#### Challenge
Without including any images, repeat the data exactly.
-- START OF Collected material --
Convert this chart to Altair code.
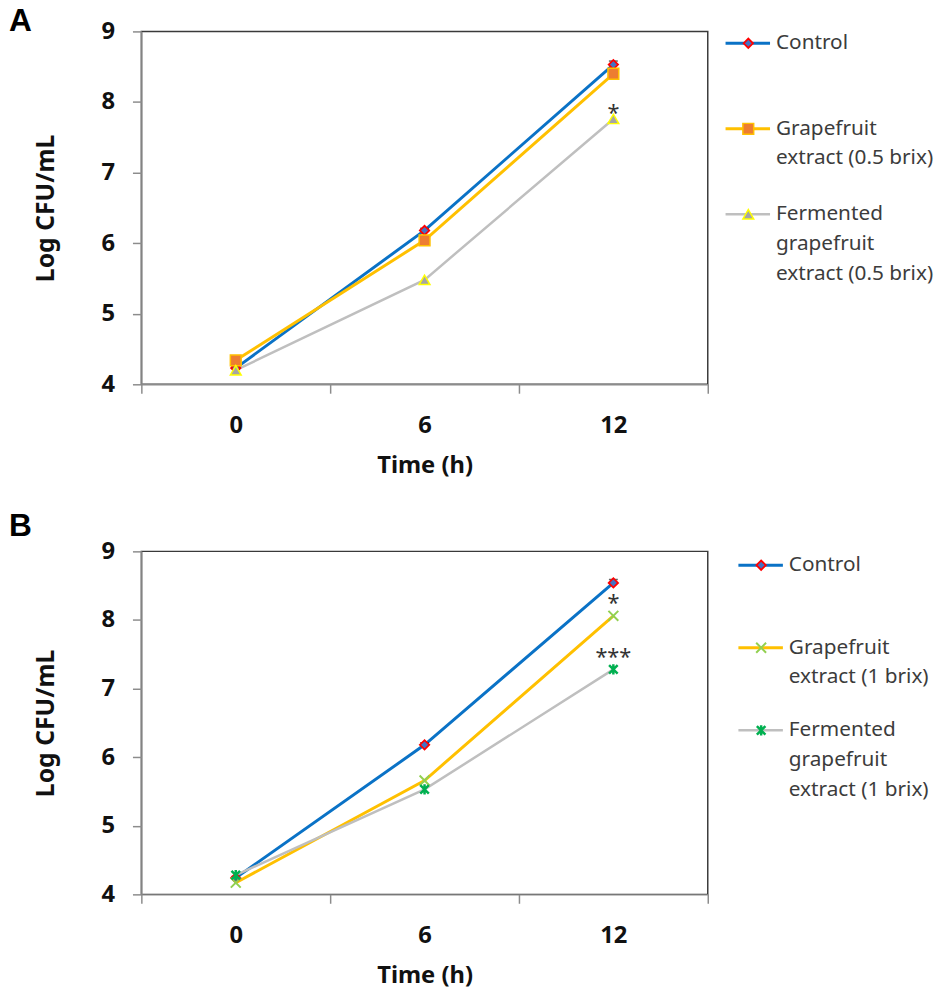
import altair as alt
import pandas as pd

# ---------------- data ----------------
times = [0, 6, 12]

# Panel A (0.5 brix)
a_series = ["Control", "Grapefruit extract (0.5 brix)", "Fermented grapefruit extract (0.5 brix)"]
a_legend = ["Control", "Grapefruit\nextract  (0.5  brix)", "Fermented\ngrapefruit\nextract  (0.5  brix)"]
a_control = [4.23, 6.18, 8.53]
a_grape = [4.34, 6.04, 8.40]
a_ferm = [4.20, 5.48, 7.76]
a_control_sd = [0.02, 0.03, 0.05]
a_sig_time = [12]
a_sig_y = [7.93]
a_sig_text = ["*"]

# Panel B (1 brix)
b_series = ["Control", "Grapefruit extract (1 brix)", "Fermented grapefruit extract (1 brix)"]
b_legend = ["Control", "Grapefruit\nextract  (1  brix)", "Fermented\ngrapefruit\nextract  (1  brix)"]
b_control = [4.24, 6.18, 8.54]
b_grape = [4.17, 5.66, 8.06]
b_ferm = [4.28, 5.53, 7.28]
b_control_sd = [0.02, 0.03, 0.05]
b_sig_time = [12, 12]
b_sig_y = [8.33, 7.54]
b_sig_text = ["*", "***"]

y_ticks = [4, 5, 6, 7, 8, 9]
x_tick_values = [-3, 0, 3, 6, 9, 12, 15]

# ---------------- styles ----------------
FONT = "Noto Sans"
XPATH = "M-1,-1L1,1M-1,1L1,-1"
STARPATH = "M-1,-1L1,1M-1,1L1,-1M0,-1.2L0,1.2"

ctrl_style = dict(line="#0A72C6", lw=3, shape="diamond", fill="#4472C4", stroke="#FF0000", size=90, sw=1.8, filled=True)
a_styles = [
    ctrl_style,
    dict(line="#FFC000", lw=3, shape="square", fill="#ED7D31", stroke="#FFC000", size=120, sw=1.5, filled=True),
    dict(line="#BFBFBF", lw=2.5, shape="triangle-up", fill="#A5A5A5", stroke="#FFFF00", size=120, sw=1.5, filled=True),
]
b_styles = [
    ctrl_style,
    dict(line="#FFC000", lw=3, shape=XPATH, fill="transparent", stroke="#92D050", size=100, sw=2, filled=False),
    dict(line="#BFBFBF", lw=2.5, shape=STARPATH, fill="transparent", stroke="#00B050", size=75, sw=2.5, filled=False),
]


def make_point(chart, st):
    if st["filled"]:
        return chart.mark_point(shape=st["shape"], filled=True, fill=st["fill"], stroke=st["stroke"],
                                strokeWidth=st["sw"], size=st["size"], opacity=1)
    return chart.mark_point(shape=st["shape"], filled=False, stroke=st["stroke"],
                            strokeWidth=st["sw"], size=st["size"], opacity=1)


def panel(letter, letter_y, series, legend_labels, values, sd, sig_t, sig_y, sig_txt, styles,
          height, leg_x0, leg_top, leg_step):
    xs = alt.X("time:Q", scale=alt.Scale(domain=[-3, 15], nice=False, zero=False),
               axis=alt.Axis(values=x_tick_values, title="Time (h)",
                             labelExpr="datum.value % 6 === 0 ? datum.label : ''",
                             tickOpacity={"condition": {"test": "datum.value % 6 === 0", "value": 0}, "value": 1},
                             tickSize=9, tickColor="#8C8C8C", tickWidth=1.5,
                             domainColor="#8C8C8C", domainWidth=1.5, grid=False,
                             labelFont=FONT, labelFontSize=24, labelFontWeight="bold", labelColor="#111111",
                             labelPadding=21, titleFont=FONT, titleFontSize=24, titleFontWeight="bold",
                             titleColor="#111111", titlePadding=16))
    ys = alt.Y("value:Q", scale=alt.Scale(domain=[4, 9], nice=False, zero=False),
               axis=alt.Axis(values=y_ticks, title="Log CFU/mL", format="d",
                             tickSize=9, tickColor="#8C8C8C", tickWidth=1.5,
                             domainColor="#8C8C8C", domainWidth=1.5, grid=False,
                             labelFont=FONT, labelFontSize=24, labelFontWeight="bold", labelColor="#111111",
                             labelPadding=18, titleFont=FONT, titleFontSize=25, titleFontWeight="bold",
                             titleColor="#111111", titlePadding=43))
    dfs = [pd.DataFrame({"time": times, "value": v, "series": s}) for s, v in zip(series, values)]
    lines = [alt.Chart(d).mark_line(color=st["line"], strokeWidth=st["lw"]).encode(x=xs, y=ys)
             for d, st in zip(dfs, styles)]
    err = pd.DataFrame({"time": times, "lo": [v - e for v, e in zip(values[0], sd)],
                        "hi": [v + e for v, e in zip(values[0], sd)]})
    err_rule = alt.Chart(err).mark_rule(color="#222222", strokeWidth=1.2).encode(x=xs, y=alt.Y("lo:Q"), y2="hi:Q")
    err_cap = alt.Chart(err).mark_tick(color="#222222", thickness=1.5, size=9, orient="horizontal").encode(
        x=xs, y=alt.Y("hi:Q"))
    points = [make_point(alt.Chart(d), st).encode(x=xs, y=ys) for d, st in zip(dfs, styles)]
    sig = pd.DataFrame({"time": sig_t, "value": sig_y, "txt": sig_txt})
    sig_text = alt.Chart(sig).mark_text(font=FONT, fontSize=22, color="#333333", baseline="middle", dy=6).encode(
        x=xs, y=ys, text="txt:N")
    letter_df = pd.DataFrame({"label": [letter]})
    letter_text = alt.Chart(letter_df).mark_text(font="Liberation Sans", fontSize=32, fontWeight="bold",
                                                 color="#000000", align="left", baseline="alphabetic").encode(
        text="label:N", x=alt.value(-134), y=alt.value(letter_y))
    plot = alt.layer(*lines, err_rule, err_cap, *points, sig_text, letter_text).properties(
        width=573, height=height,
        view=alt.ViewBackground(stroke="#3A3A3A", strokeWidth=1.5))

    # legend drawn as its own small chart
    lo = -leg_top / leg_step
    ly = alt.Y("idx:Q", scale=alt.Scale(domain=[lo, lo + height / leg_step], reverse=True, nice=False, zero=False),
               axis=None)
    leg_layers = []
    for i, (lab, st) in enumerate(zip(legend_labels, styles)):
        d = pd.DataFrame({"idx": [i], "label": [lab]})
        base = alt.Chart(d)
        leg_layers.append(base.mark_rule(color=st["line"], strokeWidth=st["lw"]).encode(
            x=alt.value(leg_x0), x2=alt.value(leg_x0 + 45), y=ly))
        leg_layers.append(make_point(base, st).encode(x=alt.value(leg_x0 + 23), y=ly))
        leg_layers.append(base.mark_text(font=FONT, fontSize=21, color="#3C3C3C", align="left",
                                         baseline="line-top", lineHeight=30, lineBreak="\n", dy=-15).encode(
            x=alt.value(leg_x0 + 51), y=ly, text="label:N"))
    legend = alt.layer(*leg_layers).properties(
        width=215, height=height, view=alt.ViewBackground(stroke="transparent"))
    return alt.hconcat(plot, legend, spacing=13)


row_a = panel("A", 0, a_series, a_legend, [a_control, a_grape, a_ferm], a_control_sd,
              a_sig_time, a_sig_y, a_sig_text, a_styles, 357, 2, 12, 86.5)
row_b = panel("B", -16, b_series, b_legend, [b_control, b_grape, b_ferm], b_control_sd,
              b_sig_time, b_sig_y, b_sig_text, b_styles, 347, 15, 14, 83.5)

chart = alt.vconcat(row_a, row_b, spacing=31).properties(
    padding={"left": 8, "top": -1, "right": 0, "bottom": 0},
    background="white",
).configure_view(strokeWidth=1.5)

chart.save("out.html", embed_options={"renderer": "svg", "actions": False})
-- END OF Collected material --
#### The solution
Convert this chart to Altair code.
import altair as alt
import pandas as pd

# ---------------- data ----------------
times = [0, 6, 12]

# Panel A (0.5 brix)
a_series = ["Control", "Grapefruit extract (0.5 brix)", "Fermented grapefruit extract (0.5 brix)"]
a_legend = ["Control", "Grapefruit\nextract  (0.5  brix)", "Fermented\ngrapefruit\nextract  (0.5  brix)"]
a_control = [4.23, 6.18, 8.53]
a_grape = [4.34, 6.04, 8.40]
a_ferm = [4.20, 5.48, 7.76]
a_control_sd = [0.02, 0.03, 0.05]
a_sig_time = [12]
a_sig_y = [7.93]
a_sig_text = ["*"]

# Panel B (1 brix)
b_series = ["Control", "Grapefruit extract (1 brix)", "Fermented grapefruit extract (1 brix)"]
b_legend = ["Control", "Grapefruit\nextract  (1  brix)", "Fermented\ngrapefruit\nextract  (1  brix)"]
b_control = [4.24, 6.18, 8.54]
b_grape = [4.17, 5.66, 8.06]
b_ferm = [4.28, 5.53, 7.28]
b_control_sd = [0.02, 0.03, 0.05]
b_sig_time = [12, 12]
b_sig_y = [8.33, 7.54]
b_sig_text = ["*", "***"]

y_ticks = [4, 5, 6, 7, 8, 9]
x_tick_values = [-3, 0, 3, 6, 9, 12, 15]

# ---------------- styles ----------------
FONT = "Noto Sans"
XPATH = "M-1,-1L1,1M-1,1L1,-1"
STARPATH = "M-1,-1L1,1M-1,1L1,-1M0,-1.2L0,1.2"

ctrl_style = dict(line="#0A72C6", lw=3, shape="diamond", fill="#4472C4", stroke="#FF0000", size=90, sw=1.8, filled=True)
a_styles = [
    ctrl_style,
    dict(line="#FFC000", lw=3, shape="square", fill="#ED7D31", stroke="#FFC000", size=120, sw=1.5, filled=True),
    dict(line="#BFBFBF", lw=2.5, shape="triangle-up", fill="#A5A5A5", stroke="#FFFF00", size=120, sw=1.5, filled=True),
]
b_styles = [
    ctrl_style,
    dict(line="#FFC000", lw=3, shape=XPATH, fill="transparent", stroke="#92D050", size=100, sw=2, filled=False),
    dict(line="#BFBFBF", lw=2.5, shape=STARPATH, fill="transparent", stroke="#00B050", size=75, sw=2.5, filled=False),
]


def make_point(chart, st):
    if st["filled"]:
        return chart.mark_point(shape=st["shape"], filled=True, fill=st["fill"], stroke=st["stroke"],
                                strokeWidth=st["sw"], size=st["size"], opacity=1)
    return chart.mark_point(shape=st["shape"], filled=False, stroke=st["stroke"],
                            strokeWidth=st["sw"], size=st["size"], opacity=1)


def panel(letter, letter_y, series, legend_labels, values, sd, sig_t, sig_y, sig_txt, styles,
          height, leg_x0, leg_top, leg_step):
    xs = alt.X("time:Q", scale=alt.Scale(domain=[-3, 15], nice=False, zero=False),
               axis=alt.Axis(values=x_tick_values, title="Time (h)",
                             labelExpr="datum.value % 6 === 0 ? datum.label : ''",
                             tickOpacity={"condition": {"test": "datum.value % 6 === 0", "value": 0}, "value": 1},
                             tickSize=9, tickColor="#8C8C8C", tickWidth=1.5,
                             domainColor="#8C8C8C", domainWidth=1.5, grid=False,
                             labelFont=FONT, labelFontSize=24, labelFontWeight="bold", labelColor="#111111",
                             labelPadding=21, titleFont=FONT, titleFontSize=24, titleFontWeight="bold",
                             titleColor="#111111", titlePadding=16))
    ys = alt.Y("value:Q", scale=alt.Scale(domain=[4, 9], nice=False, zero=False),
               axis=alt.Axis(values=y_ticks, title="Log CFU/mL", format="d",
                             tickSize=9, tickColor="#8C8C8C", tickWidth=1.5,
                             domainColor="#8C8C8C", domainWidth=1.5, grid=False,
                             labelFont=FONT, labelFontSize=24, labelFontWeight="bold", labelColor="#111111",
                             labelPadding=18, titleFont=FONT, titleFontSize=25, titleFontWeight="bold",
                             titleColor="#111111", titlePadding=43))
    dfs = [pd.DataFrame({"time": times, "value": v, "series": s}) for s, v in zip(series, values)]
    lines = [alt.Chart(d).mark_line(color=st["line"], strokeWidth=st["lw"]).encode(x=xs, y=ys)
             for d, st in zip(dfs, styles)]
    err = pd.DataFrame({"time": times, "lo": [v - e for v, e in zip(values[0], sd)],
                        "hi": [v + e for v, e in zip(values[0], sd)]})
    err_rule = alt.Chart(err).mark_rule(color="#222222", strokeWidth=1.2).encode(x=xs, y=alt.Y("lo:Q"), y2="hi:Q")
    err_cap = alt.Chart(err).mark_tick(color="#222222", thickness=1.5, size=9, orient="horizontal").encode(
        x=xs, y=alt.Y("hi:Q"))
    points = [make_point(alt.Chart(d), st).encode(x=xs, y=ys) for d, st in zip(dfs, styles)]
    sig = pd.DataFrame({"time": sig_t, "value": sig_y, "txt": sig_txt})
    sig_text = alt.Chart(sig).mark_text(font=FONT, fontSize=22, color="#333333", baseline="middle", dy=6).encode(
        x=xs, y=ys, text="txt:N")
    letter_df = pd.DataFrame({"label": [letter]})
    letter_text = alt.Chart(letter_df).mark_text(font="Liberation Sans", fontSize=32, fontWeight="bold",
                                                 color="#000000", align="left", baseline="alphabetic").encode(
        text="label:N", x=alt.value(-134), y=alt.value(letter_y))
    plot = alt.layer(*lines, err_rule, err_cap, *points, sig_text, letter_text).properties(
        width=573, height=height,
        view=alt.ViewBackground(stroke="#3A3A3A", strokeWidth=1.5))

    # legend drawn as its own small chart
    lo = -leg_top / leg_step
    ly = alt.Y("idx:Q", scale=alt.Scale(domain=[lo, lo + height / leg_step], reverse=True, nice=False, zero=False),
               axis=None)
    leg_layers = []
    for i, (lab, st) in enumerate(zip(legend_labels, styles)):
        d = pd.DataFrame({"idx": [i], "label": [lab]})
        base = alt.Chart(d)
        leg_layers.append(base.mark_rule(color=st["line"], strokeWidth=st["lw"]).encode(
            x=alt.value(leg_x0), x2=alt.value(leg_x0 + 45), y=ly))
        leg_layers.append(make_point(base, st).encode(x=alt.value(leg_x0 + 23), y=ly))
        leg_layers.append(base.mark_text(font=FONT, fontSize=21, color="#3C3C3C", align="left",
                                         baseline="line-top", lineHeight=30, lineBreak="\n", dy=-15).encode(
            x=alt.value(leg_x0 + 51), y=ly, text="label:N"))
    legend = alt.layer(*leg_layers).properties(
        width=215, height=height, view=alt.ViewBackground(stroke="transparent"))
    return alt.hconcat(plot, legend, spacing=13)


row_a = panel("A", 0, a_series, a_legend, [a_control, a_grape, a_ferm], a_control_sd,
              a_sig_time, a_sig_y, a_sig_text, a_styles, 357, 2, 12, 86.5)
row_b = panel("B", -16, b_series, b_legend, [b_control, b_grape, b_ferm], b_control_sd,
              b_sig_time, b_sig_y, b_sig_text, b_styles, 347, 15, 14, 83.5)

chart = alt.vconcat(row_a, row_b, spacing=31).properties(
    padding={"left": 8, "top": -1, "right": 0, "bottom": 0},
    background="white",
).configure_view(strokeWidth=1.5)

chart.save("out.html", embed_options={"renderer": "svg", "actions": False})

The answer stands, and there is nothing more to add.